Angela worked at Swindon Research Councils for about 16 years before taking early retirement in 2009.

She returned to education and studied English at the University of the West of England, and now works in editorial services.

“I want to be involved in the discussions about the direction Switch on to Swindon takes and contribute to the ideas about the future of the town,” she said.

And even if you think you know Swindon well, Angela has discovered many hidden gems to tempt you to reappraise what you think you know about the town.

Her top three recommendations?

“The West Swindon Sculpture Trail!” she says at once. “It was set up in the 80s by the then Thamesdown Council, when the West Swindon developments were built. There was an art fund and each area in West Swindon had some art.

“There is a five-mile circular walk that takes you round the art works. There’s a statue of Diana Dors, and another sculpture that’s based on the nursery rhyme Hey Diddle Diddle. And tucked away by a pond and across from the Asda in West Swindon is a statue called Looking to the Future by Jon Buck.”

You can find the map to this intriguing walk via her website.

Angela’s second hidden gem is Hagbourne Copse, tucked away in Blagrove Industrial Estate, West Swindon. Owned by Wiltshire Wildlife Trust, the two-hectare wood has a pond and in spring is bright with bluebells.

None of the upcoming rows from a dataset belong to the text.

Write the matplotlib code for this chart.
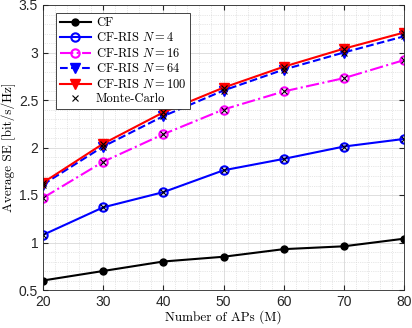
import numpy as np
import matplotlib
matplotlib.use('Agg')
import matplotlib.pyplot as plt
from matplotlib.ticker import MultipleLocator, FuncFormatter

plt.rcParams['mathtext.fontset'] = 'cm'
plt.rcParams['font.family'] = 'Liberation Sans'

aps = [20, 30, 40, 50, 60, 70, 80]
se_cf = [0.60, 0.70, 0.80, 0.85, 0.93, 0.96, 1.04]
se_n4 = [1.08, 1.37, 1.53, 1.76, 1.88, 2.01, 2.09]
se_n16 = [1.47, 1.85, 2.14, 2.40, 2.59, 2.73, 2.92]
se_n64 = [1.61, 2.01, 2.33, 2.60, 2.82, 3.00, 3.17]
se_n100 = [1.63, 2.04, 2.37, 2.63, 2.85, 3.04, 3.21]
labels = ['CF', 'CF-RIS $N=4$', 'CF-RIS $N=16$', 'CF-RIS $N=64$',
          'CF-RIS $N=100$', 'Monte-Carlo']

fig = plt.figure(figsize=(4.12, 3.28), dpi=100)
ax = fig.add_axes([43/412, 1-290/328, 361/412, 285/328])

lw = 1.5
ax.plot(aps, se_cf, '-', color='k', marker='o', ms=5, lw=lw, label=labels[0])
ax.plot(aps, se_n4, '-', color='#0000ff', marker='o', ms=6, mfc='none', mew=1.5, lw=lw, label=labels[1])
ax.plot(aps, se_n16, '-.', color='#ff00ff', marker='o', ms=6, mfc='none', mew=1.5, lw=lw, label=labels[2])
ax.plot(aps, se_n64, '--', color='#0000ff', marker='v', ms=7, lw=lw, label=labels[3])
ax.plot(aps, se_n100, '-', color='#ff0000', marker='v', ms=7, lw=lw, label=labels[4])
mc = np.concatenate([se_n4, se_n16, se_n64, se_n100])
ax.plot(np.tile(aps, 4), mc, 'x', color='k', ms=4, mew=0.8, ls='none', label=labels[5])

ax.set_xlim(20, 80)
ax.set_ylim(0.5, 3.5)
ax.xaxis.set_major_locator(MultipleLocator(10))
ax.xaxis.set_minor_locator(MultipleLocator(2))
ax.yaxis.set_major_locator(MultipleLocator(0.5))
ax.yaxis.set_minor_locator(MultipleLocator(0.1))
ax.yaxis.set_major_formatter(FuncFormatter(lambda v, p: '%g' % v))
ax.grid(which='major', color='#d8d8d8', lw=0.6)
ax.grid(which='minor', color='#d0d0d0', lw=0.5, ls=':')
ax.tick_params(which='both', direction='in', top=True, right=True, labelsize=10, colors='#262626')
ax.tick_params(which='minor', length=0)
for s in ax.spines.values():
    s.set_color('#262626')
    s.set_linewidth(0.6)

ax.set_xlabel('Number of APs (M)', fontfamily='cmr10', fontsize=9.5, labelpad=1)
ax.set_ylabel('Average SE [bit/s/Hz]', fontfamily='cmr10', fontsize=9.5, labelpad=2)

leg = ax.legend(loc='upper left', bbox_to_anchor=(13/361, 1-8/285),
                prop={'family': 'cmr10', 'size': 9},
                fancybox=False, edgecolor='#262626', framealpha=1,
                handlelength=2.5, handletextpad=0.4, labelspacing=0.2,
                borderpad=0.3, borderaxespad=0)
leg.get_frame().set_linewidth(0.6)

fig.savefig('out.png', dpi=100)
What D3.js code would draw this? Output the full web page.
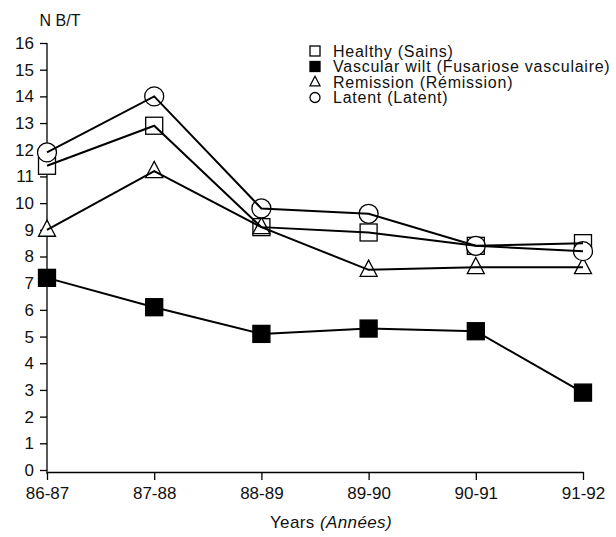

“It’s a beautiful place, but really tucked away. It is not somewhere you could chance upon, if you didn’t know it was there,” she said.

And her third ‘hidden Swindon’ recommendation is the Richard Jefferies Walk around Old Town. Jefferies was a Victorian nature writer who lived and worked in the Swindon area and the walk takes you to places that were part of his life.

The Richard Jefferies walk:

Richard Jefferies Old Town walk: Part 1

Richard Jefferies Old Town Walk Part 2


So whether you are new to town, or you have lived here for years – there is always something distinctively Swindon to find out and enjoy.